3. Explore School-Specific Offerings: Counselors and administrators have detailed knowledge of programs your school offers or has partnerships with (like specific CTE centers or local colleges for dual enrollment). They know the application timelines, requirements, and success stories.
4. Understand Requirements: Educators help you map any alternative path back to high school graduation requirements. They ensure that pursuing an internship, online course, or CTE program doesn’t accidentally leave you short on necessary credits.
5. Connect with Teachers: Talk to teachers in subjects you love (or even dislike) about your interests. They often have insights into related careers, programs, or know professionals you could potentially shadow. They can also write recommendation letters for specialized programs.
6. Seek Mentorship: Some schools have formal mentorship programs. Even informally, building a relationship with a counselor or teacher who understands your goals provides invaluable ongoing support and advocacy.
7. Bring Parents/Guardians into the Loop: Educators can facilitate productive conversations with your family, explaining the rationale and benefits of alternative paths and addressing concerns with facts and resources.

Remember: It’s Your Journey

Exploring alternative pathways in 11th grade isn’t a sign of indecision; it’s a sign of self-awareness and initiative. The traditional four-year university path is wonderful for many, but it is absolutely not the only valid route to a successful and fulfilling future. The skilled trades, advanced manufacturing, healthcare technology, creative industries, and countless other fields offer rewarding careers that often start with specialized training gained during or immediately after high school.

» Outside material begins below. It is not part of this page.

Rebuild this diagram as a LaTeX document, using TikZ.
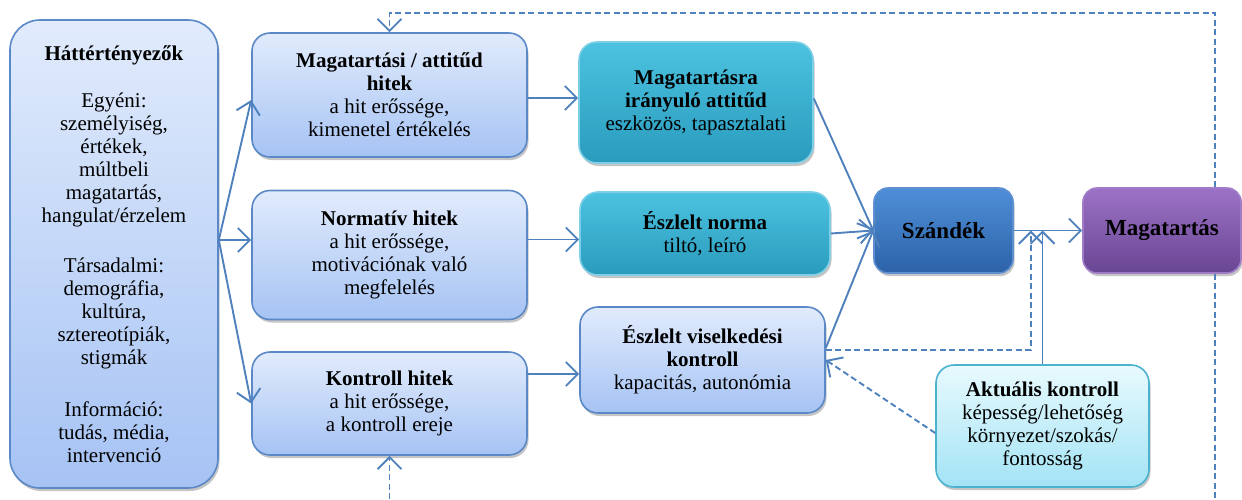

Your educators are there to illuminate these paths, help you navigate the logistics, and support you in making informed decisions. Don’t be afraid to ask questions, express doubts, or voice your passions. By engaging actively with them during this pivotal year, you empower yourself to design an educational experience that truly prepares you for your unique next steps. Take charge, seek guidance, and discover the path that fits you best. The future is yours to shape.